La démarche est intéressante mais elle est encore au stade du rodage. On reste un peu sur notre faim devant le faible nombre d'interprétations fournies par Wells Fargo depuis le lancement de son indice. Espérons que cela évoluera et que l'ASI ne rejoindra pas la pile des indices qui se contentent d'expliquer les événements économiques a posteriori, il perdrait beaucoup d'intérêt. L'examen du graphique apporte toutefois une certitude : l'ASI est passé sous le seuil 0 durant toutes les périodes de récession (soit sept épisodes depuis 1967).
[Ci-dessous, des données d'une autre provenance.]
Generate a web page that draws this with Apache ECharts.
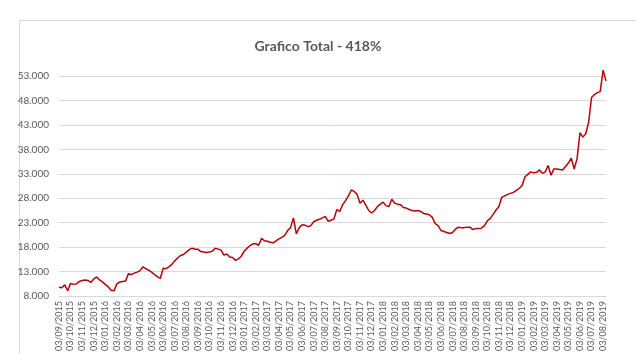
<!DOCTYPE html>
<html>
<head>
<meta charset="utf-8">
<script src="https://cdn.jsdelivr.net/npm/echarts@6/dist/echarts.min.js"></script>
<style>
  html, body { margin: 0; padding: 0; background: #fff; }
  #chart { width: 636px; height: 354px; }
</style>
</head>
<body>
<div id="chart"></div>
<script>
// month labels on the x axis
const monthLabels = [
  "03/09/2015", "03/10/2015", "03/11/2015", "03/12/2015",
  "03/01/2016", "03/02/2016", "03/03/2016", "03/04/2016", "03/05/2016", "03/06/2016",
  "03/07/2016", "03/08/2016", "03/09/2016", "03/10/2016", "03/11/2016", "03/12/2016",
  "03/01/2017", "03/02/2017", "03/03/2017", "03/04/2017", "03/05/2017", "03/06/2017",
  "03/07/2017", "03/08/2017", "03/09/2017", "03/10/2017", "03/11/2017", "03/12/2017",
  "03/01/2018", "03/02/2018", "03/03/2018", "03/04/2018", "03/05/2018", "03/06/2018",
  "03/07/2018", "03/08/2018", "03/09/2018", "03/10/2018", "03/11/2018", "03/12/2018",
  "03/01/2019", "03/02/2019", "03/03/2019", "03/04/2019", "03/05/2019", "03/06/2019",
  "03/07/2019", "03/08/2019"
];

// weekly values (x1000), one row per month
const weekly = [
  [9.8, 9.7, 10.3, 9.1],
  [10.6, 10.4, 10.5, 11.0],
  [11.2, 11.3, 11.2, 10.8],
  [11.5, 11.9, 11.3, 10.9],
  [10.4, 9.9, 9.2, 9.1],
  [10.5, 10.9, 11.0, 11.1],
  [12.6, 12.4, 12.7, 12.9],
  [13.2, 14.0, 13.6, 13.3],
  [12.9, 12.4, 12.0, 11.6],
  [13.7, 13.6, 14.0, 14.5],
  [15.2, 15.8, 16.3, 16.5],
  [17.0, 17.5, 17.8, 17.6],
  [17.6, 17.1, 17.0, 16.9],
  [17.0, 17.2, 17.8, 17.6],
  [17.4, 16.4, 16.6, 16.0],
  [15.9, 15.3, 15.6, 16.2],
  [17.2, 17.8, 18.3, 18.7],
  [18.7, 18.4, 19.8, 19.3],
  [19.2, 19.0, 18.9, 19.3],
  [19.7, 20.0, 20.4, 21.4],
  [22.0, 24.0, 20.7, 22.0],
  [22.6, 22.5, 22.2, 22.4],
  [23.2, 23.5, 23.7, 24.0],
  [24.3, 23.3, 23.5, 23.8],
  [25.7, 25.3, 26.7, 27.5],
  [28.5, 29.7, 29.4, 28.8],
  [27.0, 27.6, 26.6, 25.5],
  [25.0, 25.5, 26.3, 26.8],
  [27.2, 26.5, 26.3, 27.8],
  [27.0, 26.8, 26.7, 26.1],
  [26.0, 25.7, 25.5, 25.4],
  [25.5, 25.3, 24.9, 24.8],
  [24.6, 24.1, 22.8, 22.4],
  [21.4, 21.2, 21.0, 20.8],
  [21.0, 21.7, 22.1, 22.0],
  [22.0, 22.1, 22.1, 21.6],
  [21.8, 21.8, 21.9, 22.4],
  [23.4, 23.9, 24.7, 25.6],
  [26.3, 28.2, 28.5, 28.8],
  [29.0, 29.2, 29.6, 30.0],
  [30.6, 32.4, 32.9, 33.4],
  [33.2, 33.3, 33.8, 33.1],
  [33.4, 34.7, 32.7, 34.0],
  [34.0, 33.9, 33.8, 34.5],
  [35.2, 36.2, 34.0, 36.1],
  [41.4, 40.5, 41.2, 43.5],
  [48.6, 49.2, 49.6, 49.8],
  [54.2, 52.0]
];

const yMin = 8000;
const yMax = 53000;
const yStep = 5000;

const categories = [];
const values = [];
weekly.forEach((week, m) => {
  week.forEach((v, k) => {
    categories.push(k === 0 ? monthLabels[m] : monthLabels[m] + "#" + k);
    values.push(Math.round(v * 1000));
  });
});

const chart = echarts.init(document.getElementById("chart"));
const textColor = "#595959";
const font = "Lato, 'Open Sans', sans-serif";

chart.setOption({
  animation: false,
  backgroundColor: "#fff",
  title: {
    text: "Grafico Total - 418%",
    left: "center",
    top: 34,
    textStyle: {
      color: textColor,
      fontSize: 14,
      fontWeight: 700,
      fontFamily: font,
    },
  },
  graphic: [
    {
      type: "rect",
      shape: { x: 19.5, y: 20.5, width: 700, height: 400 },
      style: { fill: "none", stroke: "#d9d9d9", lineWidth: 1 },
      silent: true,
    },
  ],
  grid: { left: 59, right: 30, top: 76, bottom: 55 },
  xAxis: {
    type: "category",
    data: categories,
    boundaryGap: false,
    axisLine: { lineStyle: { color: "#d9d9d9" } },
    axisTick: { show: false },
    axisLabel: {
      interval: (idx) => idx % 4 === 0,
      rotate: 90,
      color: textColor,
      fontSize: 9,
      fontFamily: font,
      margin: 5,
      formatter: (v) => v.split("#")[0],
    },
    splitLine: { show: false },
  },
  yAxis: {
    type: "value",
    min: yMin,
    max: yMax,
    interval: yStep,
    axisLine: { show: false },
    axisTick: { show: false },
    axisLabel: {
      color: textColor,
      fontSize: 10,
      fontFamily: font,
      margin: 10,
      formatter: (v) => {
        const t = Math.floor(v / 1000);
        const r = String(v % 1000).padStart(3, "0");
        return t + "." + r;
      },
    },
    splitLine: { lineStyle: { color: "#d9d9d9", width: 1 } },
  },
  series: [
    {
      type: "line",
      data: values,
      showSymbol: false,
      clip: false,
      lineStyle: { color: "#c00000", width: 1.5 },
      itemStyle: { color: "#c00000" },
    },
  ],
});
</script>
</body>
</html>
Il a aussi reculé sous ce niveau à quelques reprises sans qu'il y ait eu de contraction économique, rétorquerez-vous. Pour autant, le fait qu'il soit sur la pente descendante abrupte et proche du seuil fatidique n'est pas une bonne nouvelle. A suivre…
 
* Théorie générale de l'emploi, de l'intérêt et de la monnaie. John Maynard Keynes. Payot, Traduction de 2017 : "Outre la cause due à la spéculation, l'instabilité économique trouve une autre cause, inhérente celle-ci à la nature humaine, dans le fait qu'une grande partie de nos activités positives dans l'ordre du bien, de l'agréable ou de l'utile procèdent plus d'un optimisme spontané que d'une prévision mathématique. Il est probable que nos décisions de faire quelque chose de positif dont les conséquences s'échelonneront sur de nombreux jours ne peuvent pour la plupart être prises que sur la poussée d'esprits animaux – d'un besoin spontané d'agir plutôt que de ne rien faire – et non en conséquence d'une moyenne pondérée des bénéfices quantitatifs multipliés par des probabilités quantitatives".